Wednesday, October 27, 2010

Pluralism? Centrism?

There have been a few attempts to form American "Moderate Parties" here and there - but in general, Americans - since each one of us is so much smarter than the next guy - rely on our own Either/Or extremist logic to find our political positions.

I, of course, no longer go along with that. It occurred to me the other day that the notions of useful, virtuous politics that I keep coming back to recall some out-of-fashion words:

Pluralism - that out of many and various, we can be one (or at least operate and co-exist as one state)

Centrism - that if you reject the extremes, each one ever-hungry to "stand against" the other, and then concentrate on the commonalities, you can develop Central Values and a Centrist Platform.

Very out of fashion. But I think Ike would have approved.

Tuesday, October 5, 2010

Taste One

I had a discussion with my son last night about various topics, but it touched heavily on the notion of taste in matters of art, whether vulgar or refined. Being my son, he's had exposure to a lot of pop culture (tv & movies & comics), to my bugaboos and personal detestations (Republican cant, Feminist cant, etc.), but also some exposure to the old-fashioned fine arts (classcial music, English literature and especially that wonderful old scop, Mr. Shakespeare), something of European history, and a bit of what little I have to pass on of philosophy.

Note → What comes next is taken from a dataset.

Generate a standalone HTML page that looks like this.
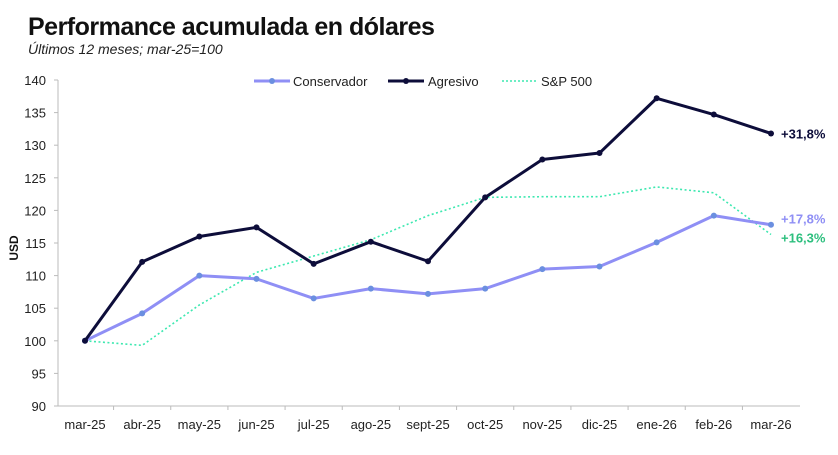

What he will do with this mish-mosh is his own dialectical business at this point. But I fully expect him to chase his own intellectual tail around and around until, in desperation, he acknowledges that he likes what he likes, stops worrying about how 'right' it is, but also realizes that although his tastes evolved in a welter of urges from self, child, father, high school intellectual moralities, pop-TV, and - of course - from his own various rebellions and reactions to these implanted judgments and desires, still it is his own reason in concert with this and also with his essential "taste" (his ingenium) which must maintain or modify the welter. If he understands that, given this welter of affections and affectations, he himself must evaluate it and junk it or use it as he sees fit, then I consider that a decent piece of parenting.

However many alien tastes may have been implanted and accepted in us, taste will still revolve around the individual and his perceptions; some things will not stick, some things will stick too well and in the end require prying loose, and others we will discover to have foreshadowed our proper - our self-styled as opposed to adopted - path of taste. And 'twill ever be a dialectical rodeo within the head and heart: low-brow, mid-brow, and high- or pseudo-high- brow.